One of the bigger challenges for Mexico has been the increasingly negative headlines focused on its drug wars. Almost daily, we hear news coverage about the violence connected to the illegal drug trade and problems along the border between Mexico and the U.S. It is a very unfortunate situation that law enforcement officials on both sides of the border are working aggressively to address. While the negative publicity has not been good for tourism, one of Mexico’s most important industries which has seen visitors from the U.S. decline, it has not resulted in a wholesale abandonment of Mexico as a tourist destination. The beauty of Mexico, the culture and the beaches continue to draw visitors to Cancun, Los Cabos, Puerto Vallarta, Mexico City and other destinations bringing over US$12 billion in expenditures each year to Mexico.[8] I’m confident that Mexico will conquer its drug violence problem and emerge stronger going forward.
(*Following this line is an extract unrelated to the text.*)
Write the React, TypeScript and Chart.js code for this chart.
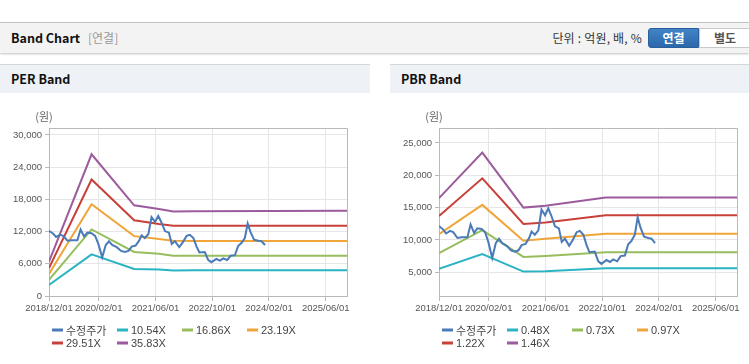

[1] Source: BOLSA Index, in Mexican peso, as of Mar 11, 2011
[2] Source: IMF, WEO Update, as of January 2011.
[3] Source: EIU, as of Dec 2010.
[4] Source: EIU, as of Dec 2010.
[5] Source: IMF, as of Dec 2010.
[6] Source: IMF, WEO, as of October 2010.
[7] Source: Factset, as of Jan 31, 2011.
[8] Source: World Bank, World Tourism Organization, as of 2008.